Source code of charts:
====

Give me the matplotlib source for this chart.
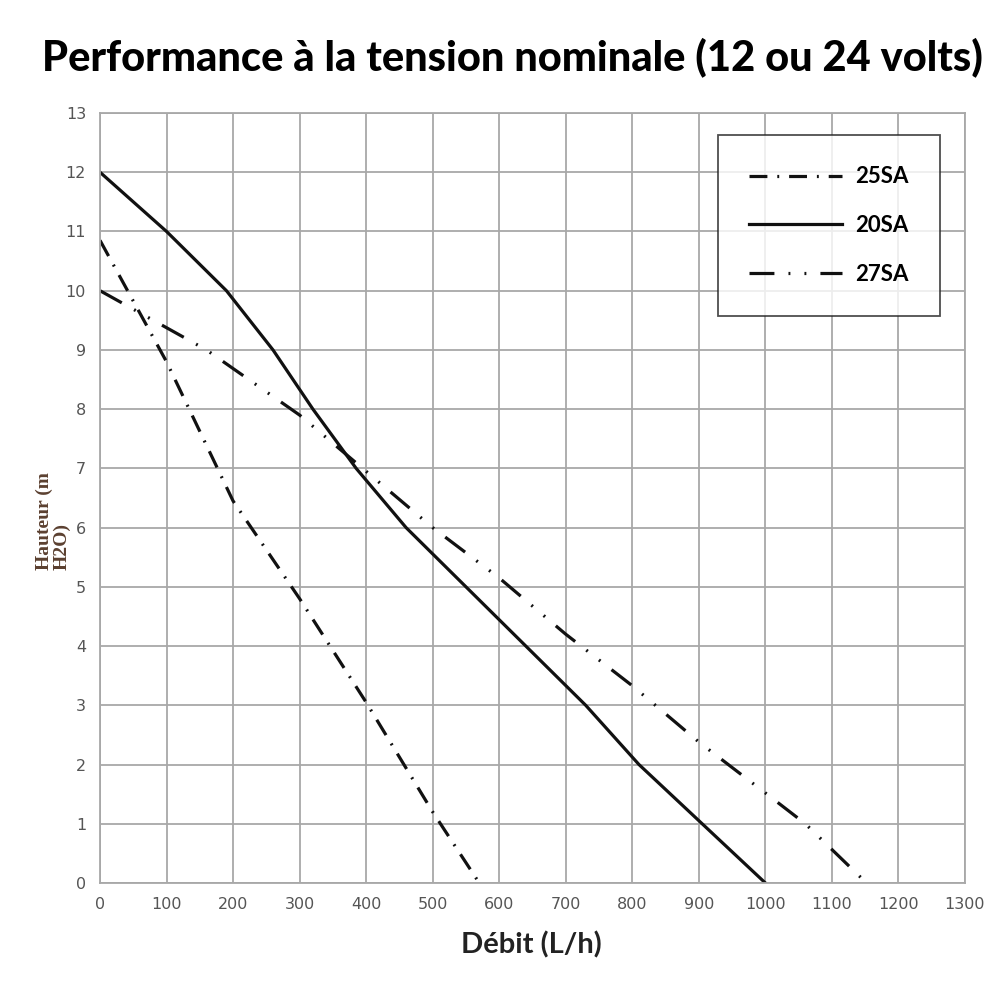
import matplotlib
matplotlib.use("Agg")
import matplotlib.pyplot as plt

# pump curves
debit_25sa = [0, 100, 200, 300, 400, 500, 570]
hauteur_25sa = [10.85, 8.8, 6.45, 4.8, 3.05, 1.2, 0]

debit_20sa = [0, 100, 190, 260, 320, 385, 460, 550, 640, 730, 810, 905, 1000]
hauteur_20sa = [12, 11, 10, 9, 8, 7, 6, 5, 4, 3, 2, 1, 0]

debit_27sa = [0, 160, 300, 500, 600, 700, 800, 900, 1000, 1060, 1152]
hauteur_27sa = [10, 9.0, 7.9, 6.0, 5.15, 4.2, 3.33, 2.38, 1.52, 1.0, 0]

xticks = list(range(0, 1301, 100))
yticks = list(range(0, 14))

fig = plt.figure(figsize=(10, 10), dpi=100)
ax = fig.add_axes([0.10, 0.117, 0.865, 0.770])

lw = 2.3
ax.plot(debit_25sa, hauteur_25sa, color="#111111", lw=lw,
        linestyle=(0, (5.6, 3.1, 0.6, 3.1)), label="25SA")
ax.plot(debit_20sa, hauteur_20sa, color="#111111", lw=lw, label="20SA")
ax.plot(debit_27sa, hauteur_27sa, color="#111111", lw=lw,
        linestyle=(0, (7.8, 4.4, 0.6, 4.4, 0.6, 4.4)), label="27SA")

ax.set_xlim(0, 1300)
ax.set_ylim(0, 13)
ax.set_xticks(xticks)
ax.set_yticks(yticks)
ax.grid(True, color="#a8a8a8", lw=1.3)
ax.set_axisbelow(True)
for s in ax.spines.values():
    s.set_color("#a8a8a8")
    s.set_linewidth(1.3)
ax.tick_params(length=0, pad=10, labelsize=11.5, colors="#555555")
for lab in ax.get_xticklabels() + ax.get_yticklabels():
    lab.set_family(["Liberation Sans Narrow", "DejaVu Sans"])

leg = ax.legend(loc="upper right", bbox_to_anchor=(0.971, 0.971),
                frameon=True, fancybox=False, handlelength=4.2,
                handletextpad=0.6, labelspacing=1.25, borderpad=1.4,
                borderaxespad=0, prop={"family": "Lato", "weight": "bold", "size": 16})
leg.get_frame().set_edgecolor("#222222")
leg.get_frame().set_linewidth(1.3)

fig.text(0.512, 0.943, "Performance à la tension nominale (12 ou 24 volts)",
         ha="center", va="center", fontsize=30, fontweight="black", family="Lato")
fig.text(0.531, 0.055, "Débit (L/h)", ha="center", va="center",
         fontsize=21, fontweight="bold", family="Lato", color="#222222")
fig.text(0.053, 0.43, "Hauteur (m\nH2O)", rotation=90, ha="center", va="bottom",
         multialignment="left", fontsize=14, fontweight="bold",
         family="Liberation Serif", color="#5b4030", linespacing=1.05)

fig.savefig("out.png", dpi=100, facecolor="white")
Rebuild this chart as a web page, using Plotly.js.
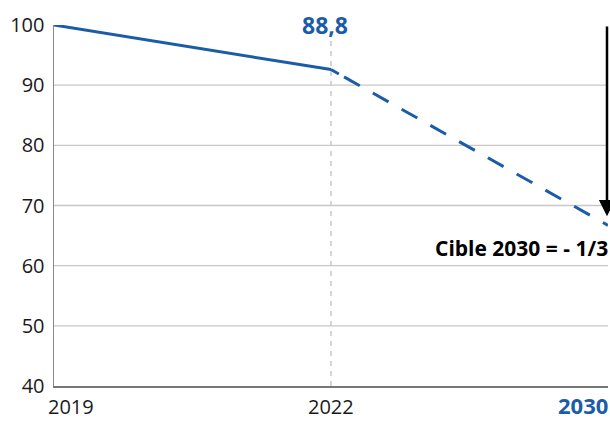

====

Written instruction – Set every line down exactly as written, leaving each picture out.

Solved problem –
Give me the matplotlib source for this chart.
import matplotlib
matplotlib.use("Agg")
import matplotlib.pyplot as plt

# pump curves
debit_25sa = [0, 100, 200, 300, 400, 500, 570]
hauteur_25sa = [10.85, 8.8, 6.45, 4.8, 3.05, 1.2, 0]

debit_20sa = [0, 100, 190, 260, 320, 385, 460, 550, 640, 730, 810, 905, 1000]
hauteur_20sa = [12, 11, 10, 9, 8, 7, 6, 5, 4, 3, 2, 1, 0]

debit_27sa = [0, 160, 300, 500, 600, 700, 800, 900, 1000, 1060, 1152]
hauteur_27sa = [10, 9.0, 7.9, 6.0, 5.15, 4.2, 3.33, 2.38, 1.52, 1.0, 0]

xticks = list(range(0, 1301, 100))
yticks = list(range(0, 14))

fig = plt.figure(figsize=(10, 10), dpi=100)
ax = fig.add_axes([0.10, 0.117, 0.865, 0.770])

lw = 2.3
ax.plot(debit_25sa, hauteur_25sa, color="#111111", lw=lw,
        linestyle=(0, (5.6, 3.1, 0.6, 3.1)), label="25SA")
ax.plot(debit_20sa, hauteur_20sa, color="#111111", lw=lw, label="20SA")
ax.plot(debit_27sa, hauteur_27sa, color="#111111", lw=lw,
        linestyle=(0, (7.8, 4.4, 0.6, 4.4, 0.6, 4.4)), label="27SA")

ax.set_xlim(0, 1300)
ax.set_ylim(0, 13)
ax.set_xticks(xticks)
ax.set_yticks(yticks)
ax.grid(True, color="#a8a8a8", lw=1.3)
ax.set_axisbelow(True)
for s in ax.spines.values():
    s.set_color("#a8a8a8")
    s.set_linewidth(1.3)
ax.tick_params(length=0, pad=10, labelsize=11.5, colors="#555555")
for lab in ax.get_xticklabels() + ax.get_yticklabels():
    lab.set_family(["Liberation Sans Narrow", "DejaVu Sans"])

leg = ax.legend(loc="upper right", bbox_to_anchor=(0.971, 0.971),
                frameon=True, fancybox=False, handlelength=4.2,
                handletextpad=0.6, labelspacing=1.25, borderpad=1.4,
                borderaxespad=0, prop={"family": "Lato", "weight": "bold", "size": 16})
leg.get_frame().set_edgecolor("#222222")
leg.get_frame().set_linewidth(1.3)

fig.text(0.512, 0.943, "Performance à la tension nominale (12 ou 24 volts)",
         ha="center", va="center", fontsize=30, fontweight="black", family="Lato")
fig.text(0.531, 0.055, "Débit (L/h)", ha="center", va="center",
         fontsize=21, fontweight="bold", family="Lato", color="#222222")
fig.text(0.053, 0.43, "Hauteur (m\nH2O)", rotation=90, ha="center", va="bottom",
         multialignment="left", fontsize=14, fontweight="bold",
         family="Liberation Serif", color="#5b4030", linespacing=1.05)

fig.savefig("out.png", dpi=100, facecolor="white")
Rebuild this chart as a web page, using Plotly.js.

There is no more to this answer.